La gestion des couleurs a beau être une science exacte, des informations déformées, voire fausses, circulent régulièrement parmi les photographes. Voici comment séparer le bon grain de l’ivraie et partir sur des bases saines.
NON. Si les yeux sont souvent pris, à tort, pour des instruments de mesure précis, leur sensibilisation exclusive aux rayonnements rouge, vert et bleu du spectre visible les induisent souvent en erreur. Ainsi, nous sommes incapables de détecter et compenser les anomalies dans la répartition spectrale de certains tubes fluorescents et la dérive verdâtre qui en résulte. Sans compter l’incapacité de la vision humaine de distinguer une lumière composée de différentes longueurs d’onde (lumière polychromatique) d’une lumière qui n’en comporte qu’une seule (lumière monochromatique). Tous ces défauts de perception culminent dans le phénomène du métamérisme ou deux couleurs semblent identiques sous une lumière et différentes sous une autre. Pour en compenser les effets dévastateurs, il faut utiliser un éclairage normalisé pour examiner des tirages imprimés.

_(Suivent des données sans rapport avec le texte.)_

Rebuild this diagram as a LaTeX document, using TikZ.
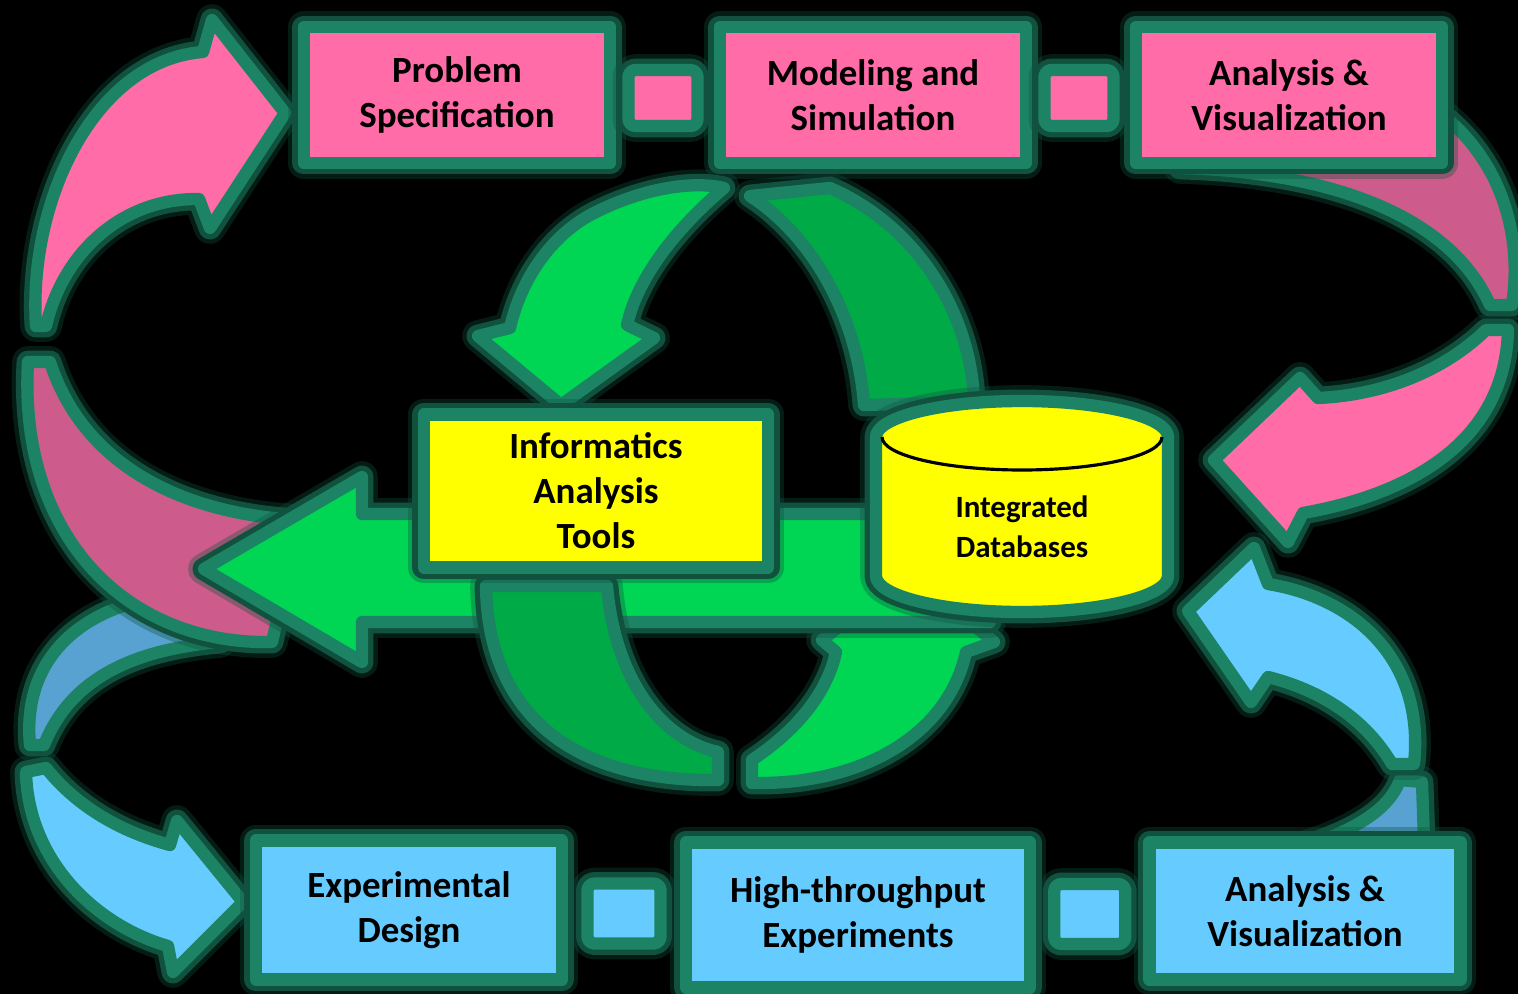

NON. Sur les forums les photographes sont légion à s’apitoyer sur les peaux orange et ciel magenta et nombre d’eux changent, à force de jamais obtenir les couleurs désirées, perpétuellement de matériel. Et pourtant, les rendus par défaut mis à disposition par le fabricant de votre appareil photo ou l’éditeur de votre logiciel de développement Raw ne sont pas une fatalité — libre à vous de mettre les mains dans le cambouis pour redresser les torts. Le salut passe par un profil d’appareil photo personnalisé tel que proposent les solutions X-Rite ColorChecker Passport, Adobe DNG Profile Editor, BasICColor Input ou Lumariver Profile Designer, avec à la clé une reproduction « neutre » des couleurs , parfaite pour obtenir une base de départ solide pour optimiser les images, voire pour homogénéiser le rendu de plusieurs appareils photo de marques différentes.
NON. On ne le dira jamais assez : aucun espace de travail est supérieur aux autres, tous ayant été conçu pour répondre à un flux de production précis. Certes, certains sont plus volumineux que d’autres, privilégiant la restitution fidèle des teintes saturées. Si Adobe RGB et ProPhoto RGB se prêtent particulièrement bien à l’impression jet d’encre de qualité et à la création de fichiers maîtres à l’épreuve du temps, sRGB convient pour l’affichage à l’écran et le tirage sur du « véritable » papier photo. Dans tous les cas de figure, pensez aux destinataires de vos images : conformez-vous aux espaces de travail « standards » et n’oubliez jamais pas de « taguer » vos images avec le profil ICC en question.
NON. Si la plupart des écrans incorporent des jeux de réglages d’usine libellés « photo », nombreux sont ceux qui imposent des valeurs incompatibles avec l’affichage et la correction de photos. Si les écrans haut de gamme font figure de bons élèves en la matière, il serait trop dommage de ne pas les calibrer et caractériser à l’aide d’une sonde pour en optimiser la qualité d’affichage — un constat qui vaut également pour les écrans grand public dont la plupart affichent, par défaut, une température de couleur (point blanc) et une luminosité trop élevées.
OUI. Sauf cas particulier (impression monochrome), il est préférable de ne pas laisser la gestion des couleurs au pilote d’imprimante. En confiant cette mission à Photoshop ou Lightroom, vous gardez la main sur le choix du profil d’imprimante et du mode de rendu les plus appropriés. Sur Mac OS, la gestion des couleurs est automatiquement désactivée dans le pilote d’imprimante pour peu que vous l’activiez dans le logiciel d’image. Sous Windows, il ne faut pas oublier d’effectuer ce réglage manuellement, sous peine d’obtenir de mauvais résultats. Assurez-vous donc d’avoir validé les paramètres appropriés dans Photoshop ou Lightroom ainsi que dans le pilote d’imprimante !
NON. Force est de constater que les dispositifs portables ont le vent en poupe. C’est également le cas des ordinateurs portables qui bénéficient, à la différence des smartphones et tablettes, d’un système de gestion des couleurs. Mais cela ne les prédestine pas pour autant au traitement d’images, leur qualité d’affichage étant souvent compromise par une trop faible profondeur d’échantillonnage (6 au lieu de 8 bits par couche) et étendue des couleurs (très inférieure à celle de l’espace sRGB) et une trop forte réflexivité (surface réfléchissante se transformant en miroir). Mieux vaut donc ajouter un écran externe de bonne qualité pour l’affichage des images et dédier l’écran intégré à l’affichage des palettes et outils.